Comment devient-on un écrivain aussi célèbre que Gide (qui ne connait pas le nom de Gide) sans avoir dans son escarcèle un 'chef d'oeuvre' (j'entends par là un livre aussi connu que Madame Bovary ou Un amour de Swann par exemple) ?
je me posais cette question et je me suis donc plongée dans la lecture de André Gide, le messager de Pierre Lepape (bio publiée en 1997).
Durant cette lecture, j'ai appris deux trois choses et je serai heureuse de vous les faire partager. Et surtout à quel point Gide était un homme de contraste.
On sait que Gide est l'écrivain de la sincérité, tel un Montaigne né en 1870, il écrit sa vie à travers un journal dans lequel il s'observe avec la précision obstinée d'un entomologiste. Mais comment être honnête et sincère quand on vit dans le milieu bourgeois d'une famille protestante et que l'on se sent différent ? Attiré par les garçons, Gide se tourne vers Dieu pour mettre une barrière entre son désir et sa réalisation. Et puis, à la mort de sa mère-rempart, il épousera sa cousine dont il espère un nouveau garde fou. La religion est la pierre angulaire de sa construction, le mur contre lequel il va se heurter jusqu'à le détruire.

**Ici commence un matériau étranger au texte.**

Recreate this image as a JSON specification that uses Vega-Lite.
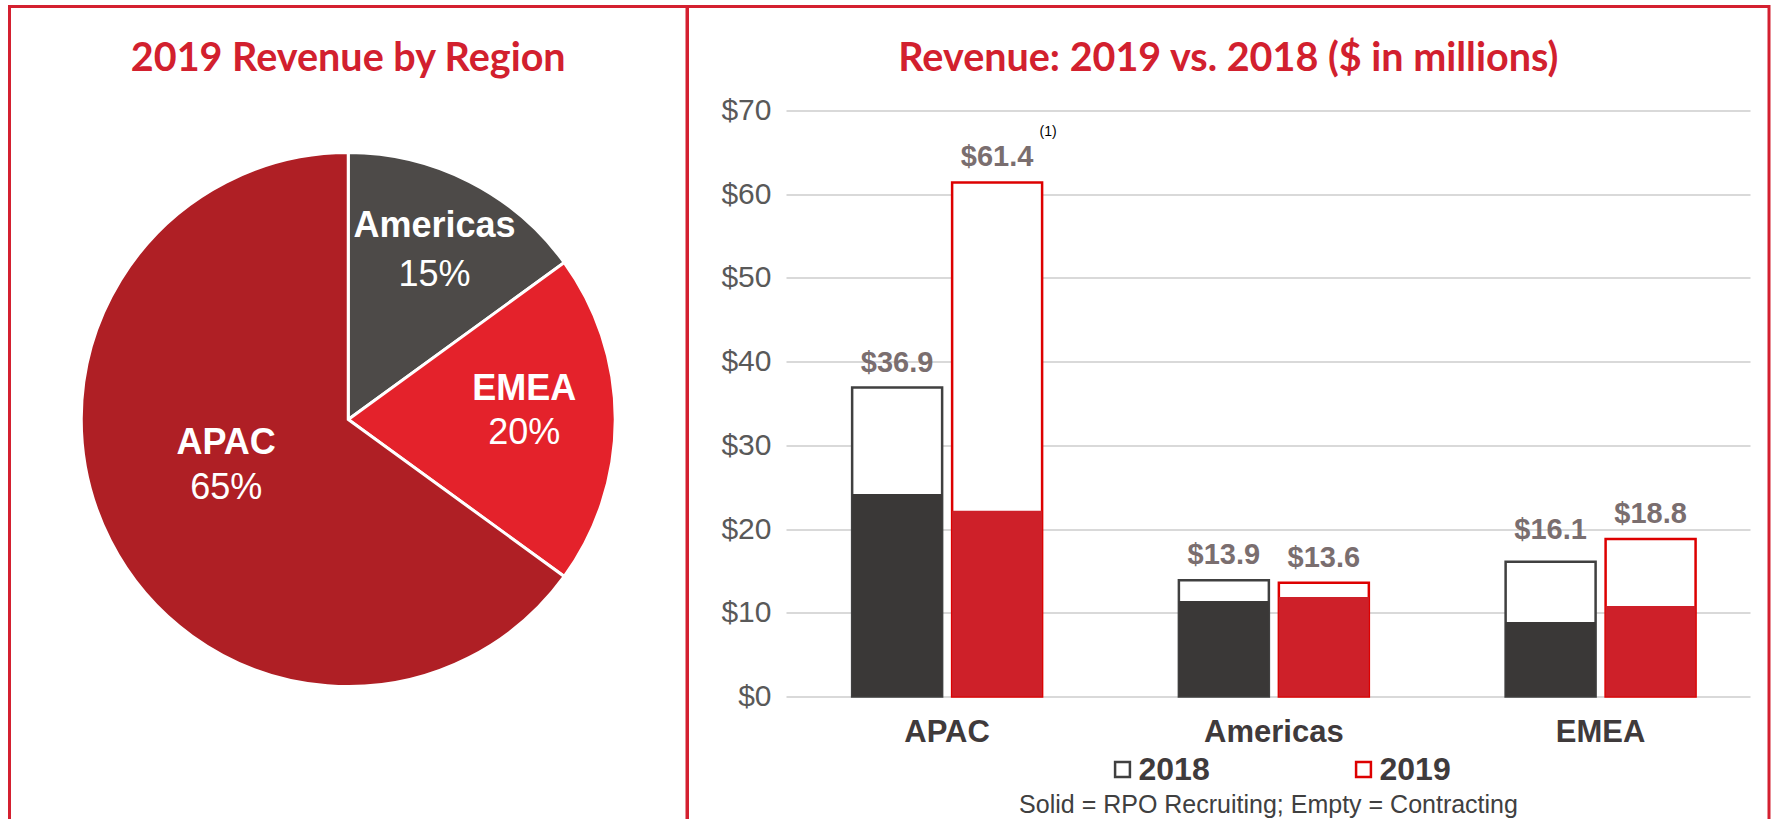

Gide est l'homme des extrêmes, il n'aime rien tant que frotter sa pensée à celle de ceux qui ne pensent pas comme lui. Issu d'un milieu protestant, la plupart de ses amis sont de fervents catholiques (on peut citer entre autre Claudel, Francis Jammes ou Mauriac), se disant avant tout chrétien Gide renonce à choisir entre protestant et catholique, ce qui ne se fait pas dans la France de la fin du XIXème siècle.
Incompris, publiant à compte d'auteur et à coup de 300 exemplaires, ses premiers écrits, Gide reste un auteur confidentiel.
Proche de Maurice Barrès (fervent nationaliste, il est le fer de lance oublié d'une génération qui s'apprête à devoir à nouveau combattre l'Allemagne), Gide se range sous la bannière de Zola et signe la pétition en faveur de Dreyfus, ce qui va à l'encontre de sa position sociale.
Découvrant les plaisirs de la chair avec de jeunes arabes en Afrique du Nord, Gide emmène sa toute jeune épouse en voyage en Algérie d'où il reviendra avec Ahmed, jeune homme qu'il voudra éduquer à la mode antique des grecs. Celle dont on retrouve les échos dans Les Nourritures terrestres.
Préférant les hommes aux femmes et alors qu'il est toujours marié avec Madeleine (sans jamais que le mariage soit consommé), il décide d'avoir un enfant avec Elisabeth van Rysselberghe, la fille de sa meilleure amie (surnommée la petite dame, celle-ci laissera un journal sur Gide). Mieux que cela, préfigurant les tentatives de libération des moeurs futures, Gide achète le Vanneau un appartement dans lequel, Madeleine (son épouse) a sa chambre ainsi que Marc Allégret (son amant) et qui jouxte l'appartement dans lequel vivent Maria (la petite dame), Elisabeth et la fille de Gide. Moderne en diable...
En diable ? c'est parfois par ce nom que sera distingué Gide dans ses agissements à la NRF. C'est d'ailleurs, sans aucun doute, grâce à cette revue créée par ses soins, que Gide obtient une telle audience auprès de ses contemporains. Gide fait le lien entre l'ancienne école (celle de la poésie et de la fin de siècle) et celle des avants-gardes révolutionnaires (dada, surréalisme, naissance du roman contemporain...).
Après guerre justement, Gide prend tout le monde de vitesse en devenant communiste. Lui qui n'a jamais voulu appartenir à aucun parti, lui qui s'est toujours défié des dogmes, qui n'a jamais voulu plié sa pensée à un quelconque mot d'ordre, adhère au parti communiste et devient militant de la révolution socialiste. Lui le bourgeois, lui qui n'a jamais eu besoin de trvailler de sa vie, qui a passé son temps entre des voyages en Suisse, à Londres ou en Afrique, devient le défenseur des classes opprimées. Cela pourrait être drôle, si on ne sentait chez Gide la volonté de réaliser par le communisme le rêve son idéal religieux. Et donc son utopie.
Voilà, une partie de ce que j'ai retenu de cette biographie très classique, très bien écrite et qui ne tombe jamais dans la ferveur aveugle du disciple ou de l'idolâtre.